Between January and March 2026, I had the opportunity to spend three months working with the Permanent Mission of Belgium to the United Nations in New York. As someone who studies global urban challenges from an academic perspective, this was a nice opportunity to see how global governance works in practice and how international diplomacy shapes the future of urban development.
I worked with diplomats, supporting their missions in various UN bodies and commissions. At the UN, I was primarily following discussions on sustainable development and financing for development – topics closely related to my doctoral research. One of the defining moments of my time at the UN was attending the 2026 ECOSOC Partnership Forum, where global leaders and stakeholders came together to advance bold, equitable, and coordinated action for the 2030 Agenda. I observed negotiations first-hand, and it made it clear to me that the SDGs are not static ambitions. They are living commitments, constantly reviewed, debated and reinterpreted in response to new crises and emerging realities. This is particularly relevant as the High-level Political Forum on Sustainable Development (HLPF) 2026 approaches. The forum, which serves as the UN’s central platform for reviewing progress on the 2030 Agenda, will focus this year on five goals of direct importance to urban futures: SDG 6 (Water and Sanitation), SDG 7 (Affordable and Clean Energy), SDG 9 (Industry, Innovation and Infrastructure), SDG 11 (Sustainable Cities and Communities), and SDG 17 (Partnerships for the Goals).

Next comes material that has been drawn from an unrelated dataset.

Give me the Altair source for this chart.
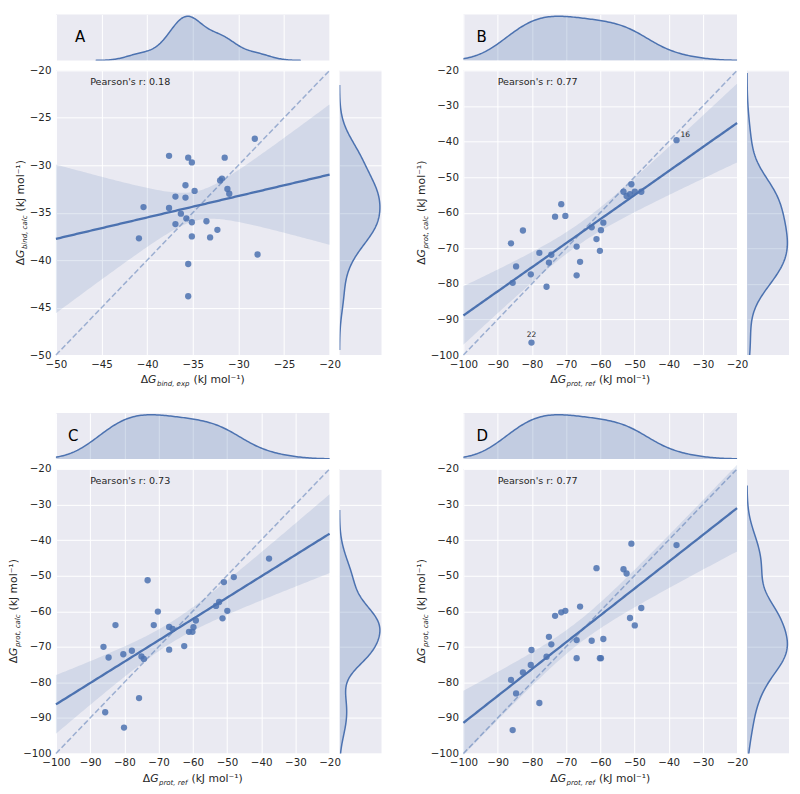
import numpy as np
import pandas as pd
import altair as alt

BLUE = "#4C72B0"
BG = "#EAEAF2"
INK = "#262626"
FONT = "DejaVu Sans"

# ---------------- data ----------------
# Panel A: dG_bind,exp vs dG_bind,calc
a_exp = [-28.2, -37.6, -35.5, -35.1, -31.5, -35.8, -32.0, -31.8, -34.8, -36.9, -35.8,
         -31.2, -31.0, -40.4, -37.6, -36.3, -35.7, -35.1, -36.9, -33.5, -32.3, -40.9,
         -35.1, -33.1, -27.9, -35.5, -35.5]
a_calc = [-27.2, -29.0, -29.2, -29.7, -29.2, -32.1, -31.6, -31.4, -32.7, -33.3, -33.4,
          -32.5, -33.0, -34.4, -34.5, -35.1, -35.6, -36.0, -36.2, -35.9, -36.8, -37.7,
          -37.5, -37.6, -39.4, -40.4, -43.8]

# Panels B, C, D share the reference values
prot_ref = [-86.1, -85.6, -84.6, -82.6, -80.3, -80.1, -77.8, -75.7, -75.0, -74.3, -73.2,
            -71.4, -70.2, -66.9, -66.9, -65.9, -62.5, -61.1, -60.1, -59.8, -59.1, -53.2,
            -52.3, -51.3, -50.9, -49.9, -48.0, -37.7]
b_calc = [-68.6, -79.7, -75.1, -65.0, -77.3, -96.5, -71.3, -80.8, -74.0, -71.8, -61.1,
          -57.6, -60.9, -69.5, -77.6, -73.8, -64.1, -67.4, -70.7, -64.9, -62.8, -54.1,
          -55.3, -54.8, -52.0, -54.1, -54.1, -39.6]
c_calc = [-70.0, -88.4, -73.0, -63.9, -72.1, -92.7, -71.1, -84.4, -72.7, -73.4, -51.3,
          -63.9, -60.1, -64.4, -70.8, -65.0, -69.8, -65.8, -65.8, -64.5, -62.6, -58.5,
          -57.4, -62.0, -51.8, -59.9, -50.4, -45.2]
d_calc = [-79.3, -93.4, -83.1, -77.2, -75.1, -70.9, -85.8, -72.8, -67.2, -69.3, -61.3,
          -60.3, -59.9, -68.1, -73.2, -58.7, -68.3, -47.9, -73.2, -73.2, -67.8, -48.2,
          -49.4, -61.9, -41.0, -64.0, -59.1, -41.4]

# labelled points in panel B
b_note_text = ["16", "22"]
b_note_x = [-37.7, -80.1]
b_note_y = [-39.6, -96.5]

pearson_labels = ["Pearson's r: 0.18", "Pearson's r: 0.77", "Pearson's r: 0.73", "Pearson's r: 0.77"]
letters = ["A", "B", "C", "D"]
ticks_a = [-50, -45, -40, -35, -30, -25, -20]
ticks_p = [-100, -90, -80, -70, -60, -50, -40, -30, -20]
dom_a = [-50, -20]
dom_p = [-100, -20]

# ---------------- layout ----------------
W, H, TH, RW, GAP = 274, 285, 46, 42, 10
SPX, SPY = 62, 38

EM = {"Δ": 0.684, "G": 0.776, " ": 0.318, "(": 0.390, ")": 0.390, "k": 0.579, "J": 0.295,
      "m": 0.974, "o": 0.612, "l": 0.278, "⁻": 0.52, "¹": 0.401, "b": 0.635, "i": 0.278,
      "n": 0.634, "d": 0.635, ",": 0.318, "e": 0.615, "x": 0.592, "p": 0.635, "c": 0.550,
      "a": 0.613, "r": 0.411, "t": 0.392, "f": 0.352}


def tw(s, size):
    return sum(EM.get(ch, 0.6) for ch in s) * size


DUMMY = pd.DataFrame({"d": [0]})
PANEL_VIEW = alt.ViewBackground(fill=BG, strokeWidth=0)


def title_layers(sub, orient, base):
    # (text, size, style, baseline shift, gap after)
    pieces = [("Δ", 10.8, "normal", 0, 0.0), ("G", 10.8, "italic", 0, 0.5),
              (sub, 7.0, "italic", 3, 4.0), ("(kJ mol⁻¹)", 10.8, "normal", 0, 0.0)]
    total = sum(tw(t, s) + g for t, s, _, _, g in pieces)
    layers = []
    pos = W / 2 - total / 2 if orient == "x" else H / 2 + total / 2
    for t, s, st, sh, g in pieces:
        if orient == "x":
            enc = dict(x=alt.value(pos), y=alt.value(base + sh), text=alt.value(t))
            ang = 0
            pos += tw(t, s) + g
        else:
            enc = dict(x=alt.value(base + sh), y=alt.value(pos), text=alt.value(t))
            ang = 270
            pos -= tw(t, s) + g
        layers.append(alt.Chart(DUMMY).mark_text(font=FONT, fontSize=s, fontStyle=st, color=INK,
                                                 align="left", baseline="alphabetic",
                                                 angle=ang).encode(**enc))
    return layers


def kde_bw(v):
    v = np.asarray(v, dtype=float)
    sd = v.std(ddof=1)
    q75, q25 = np.percentile(v, [75, 25])
    a = min(sd, (q75 - q25) / 1.349)
    return 1.059 * a * len(v) ** -0.2


def fit_band(x, y, dom, n=120):
    x = np.asarray(x, dtype=float)
    y = np.asarray(y, dtype=float)
    b, a = np.polyfit(x, y, 1)
    grid = np.linspace(dom[0], dom[1], n)
    fit = a + b * grid
    res = y - (a + b * x)
    s = np.sqrt((res ** 2).sum() / (len(x) - 2))
    sxx = ((x - x.mean()) ** 2).sum()
    half = 2.06 * s * np.sqrt(1 / len(x) + (grid - x.mean()) ** 2 / sxx)
    return pd.DataFrame({"x": grid, "y": fit, "lo": fit - half, "hi": fit + half})


def main_chart(x, y, dom, ticks, rtext, xsub, ysub, ybase, notes=None):
    xs = alt.Scale(domain=dom, nice=False, zero=False)
    ys = alt.Scale(domain=dom, nice=False, zero=False)
    xax = alt.Axis(values=ticks, title=None, labelPadding=4, labelOverlap=False, labelFlush=False)
    yax = alt.Axis(values=ticks, title=None, labelPadding=5, labelOverlap=False, labelFlush=False)
    X = alt.X("x:Q", scale=xs, axis=xax)
    band_df = fit_band(x, y, dom)
    band = alt.Chart(band_df).mark_area(color=BLUE, opacity=0.15).encode(
        x=X, y=alt.Y("lo:Q", scale=ys, axis=yax), y2="hi:Q")
    ident = alt.Chart(pd.DataFrame({"x": dom, "y": dom})).mark_line(
        color=BLUE, opacity=0.5, strokeWidth=1.5, strokeDash=[5.5, 2.6]).encode(
        x=X, y=alt.Y("y:Q", scale=ys, axis=yax))
    reg = alt.Chart(band_df).mark_line(color=BLUE, strokeWidth=2.3).encode(
        x=X, y=alt.Y("y:Q", scale=ys, axis=yax))
    pts = alt.Chart(pd.DataFrame({"x": x, "y": y})).mark_circle(
        size=40, color=BLUE, opacity=0.85).encode(x=X, y=alt.Y("y:Q", scale=ys, axis=yax))
    txt = alt.Chart(DUMMY).mark_text(font=FONT, fontSize=9.6, color=INK, align="left",
                                      baseline="middle").encode(
        x=alt.value(W * 0.125), y=alt.value(12), text=alt.value(rtext))
    layers = [band, ident, reg, pts, txt]
    if notes is not None:
        ndf = pd.DataFrame({"x": notes[1], "y": notes[2], "t": notes[0]})
        layers.append(alt.Chart(ndf.iloc[[0]]).mark_text(
            font=FONT, fontSize=7.5, color=INK, align="left", baseline="middle", dx=4, dy=-5).encode(
            x=X, y=alt.Y("y:Q", scale=ys, axis=yax), text="t:N"))
        layers.append(alt.Chart(ndf.iloc[[1]]).mark_text(
            font=FONT, fontSize=7.5, color=INK, align="center", baseline="middle", dy=-8).encode(
            x=X, y=alt.Y("y:Q", scale=ys, axis=yax), text="t:N"))
    layers += title_layers(xsub, "x", H + 28)
    layers += title_layers(ysub, "y", ybase)
    return alt.layer(*layers).properties(width=W, height=H, view=PANEL_VIEW)


def density_base(v):
    bw = kde_bw(v)
    ext = [float(min(v) - 3 * bw), float(max(v) + 3 * bw)]
    return alt.Chart(pd.DataFrame({"v": v})).transform_density(
        "v", as_=["value", "density"], bandwidth=float(bw), extent=ext, steps=200)


def top_chart(x, dom, ticks, letter, ldx):
    base = density_base(x)
    X = alt.X("value:Q", scale=alt.Scale(domain=dom, nice=False, zero=False),
              axis=alt.Axis(values=ticks, labels=False, title=None, grid=True))
    dscale = alt.Scale(zero=True, nice=False)
    Yd = alt.Y("density:Q", scale=dscale, axis=None)
    area = base.mark_area(color=BLUE, opacity=0.25, clip=True).encode(x=X, y=Yd)
    line = base.mark_line(color=BLUE, strokeWidth=1.5, clip=True).encode(x=X, y=Yd)
    head = base.transform_aggregate(m="max(density)").transform_calculate(
        top="datum.m * 1.04").mark_point(opacity=0).encode(
        x=alt.value(0), y=alt.Y("top:Q", scale=dscale, axis=None))
    lab = alt.Chart(DUMMY).mark_text(font=FONT, fontSize=15, color="black", align="left",
                                      baseline="middle").encode(
        x=alt.value(ldx), y=alt.value(TH / 2), text=alt.value(letter))
    return alt.layer(area, line, head, lab).properties(width=W, height=TH, view=PANEL_VIEW)


def right_chart(y, dom, ticks):
    base = density_base(y)
    Y = alt.Y("value:Q", scale=alt.Scale(domain=dom, nice=False, zero=False),
              axis=alt.Axis(values=ticks, labels=False, title=None, grid=True))
    dscale = alt.Scale(zero=True, nice=False)
    Xd = alt.X("density:Q", scale=dscale, axis=None, stack=None)
    area = base.mark_area(color=BLUE, opacity=0.25, clip=True, orient="horizontal").encode(y=Y, x=Xd)
    line = base.mark_line(color=BLUE, strokeWidth=1.5, clip=True).encode(
        y=Y, x=Xd, order=alt.Order("value:Q"))
    head = base.transform_aggregate(m="max(density)").transform_calculate(
        top="datum.m * 1.04").mark_point(opacity=0).encode(
        y=alt.value(0), x=alt.X("top:Q", scale=dscale, axis=None))
    return alt.layer(area, line, head).properties(width=RW, height=H, view=PANEL_VIEW)


def blank(w, h):
    return alt.Chart(DUMMY).mark_text(opacity=0).encode(
        x=alt.value(0), y=alt.value(0), text=alt.value("")).properties(
        width=w, height=h, view=alt.ViewBackground(fillOpacity=0, strokeOpacity=0))


tA = top_chart(a_exp, dom_a, ticks_a, letters[0], 19)
mA = main_chart(a_exp, a_calc, dom_a, ticks_a, pearson_labels[0], "bind, exp", "bind, calc", -31.5)
rA = right_chart(a_calc, dom_a, ticks_a)

tB = top_chart(prot_ref, dom_p, ticks_p, letters[1], 13)
mB = main_chart(prot_ref, b_calc, dom_p, ticks_p, pearson_labels[1], "prot, ref", "prot, calc", -38.5,
                notes=(b_note_text, b_note_x, b_note_y))
rB = right_chart(b_calc, dom_p, ticks_p)

tC = top_chart(prot_ref, dom_p, ticks_p, letters[2], 12)
mC = main_chart(prot_ref, c_calc, dom_p, ticks_p, pearson_labels[2], "prot, ref", "prot, calc", -38.5)
rC = right_chart(c_calc, dom_p, ticks_p)

tD = top_chart(prot_ref, dom_p, ticks_p, letters[3], 13)
mD = main_chart(prot_ref, d_calc, dom_p, ticks_p, pearson_labels[3], "prot, ref", "prot, calc", -38.5)
rD = right_chart(d_calc, dom_p, ticks_p)

cells = [
    tA, blank(RW, TH), blank(SPX, TH), tB, blank(RW, TH),
    mA, rA, blank(SPX, H), mB, rB,
    blank(W, SPY), blank(RW, SPY), blank(SPX, SPY), blank(W, SPY), blank(RW, SPY),
    tC, blank(RW, TH), blank(SPX, TH), tD, blank(RW, TH),
    mC, rC, blank(SPX, H), mD, rD,
]

chart = alt.concat(*cells, columns=5, spacing=GAP, bounds="flush").properties(
    padding=0).configure_view(strokeWidth=0).configure_axis(
    gridColor="white", gridWidth=1, domain=False, ticks=False,
    labelFont=FONT, labelFontSize=10.3, labelColor=INK)

chart.save("out.html", embed_options={"renderer": "svg", "actions": False})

I had the opportunity to meet Anacláudia Rossbach, Executive Director of UN-Habitat, and reflect on the role of sustainable energy in creating more inclusive and resilient urban futures. My own research focuses on energy in cities, so it was especially meaningful to engage with conversations linking SDGs 7, 9 and 11. In an era marked by energy insecurity, rising costs and climate pressures, rethinking urban energy planning has become essential. What struck me most at the UN was that these issues are not discussed only as technical challenges. They are also diplomatic questions: questions of cooperation, finance, political will and fairness between countries at different stages of development.
New York City also introduced me to new ways of thinking about urban power and planning. Through conversations with Meisha Hunter, President of ICOMOS ISC Water & Heritage and Senior Historic Preservationist and Planner at Li/Saltzman Architects in New York, I revisited classic debates through Jane Jacobs’ The Death and Life of Great American Cities and Robert Caro’s The Power Broker. These works remain powerful reminders that cities are shaped not only by design, but by politics, institutions and competing visions of who urban space should serve.
Throughout the placement, I had the chance to exchange ideas with diplomat-scholars such as Dr Yolanda Spies, Academic Director of the Diplomatic Studies programme here at the University of Oxford. These conversations reinforced something I increasingly believe: academia and diplomacy need one another. Researchers bring evidence, long-term thinking and critical analysis. Diplomats bring negotiation skills, coalition-building and the ability to translate ideas into international commitments. Neither sphere can solve global sustainability challenges alone.
As governments gather in July 2026 to review progress on the SDGs, the stakes are high. Climate disruption, housing pressures, inequality and geopolitical fragmentation all threaten progress. My experience in New York, combined with my DPhil research, convinced me that sustainable cities will not be built only through local planning decisions or technological innovation. They will also depend on global conversations, international cooperation, and the ability to connect ideas across disciplines.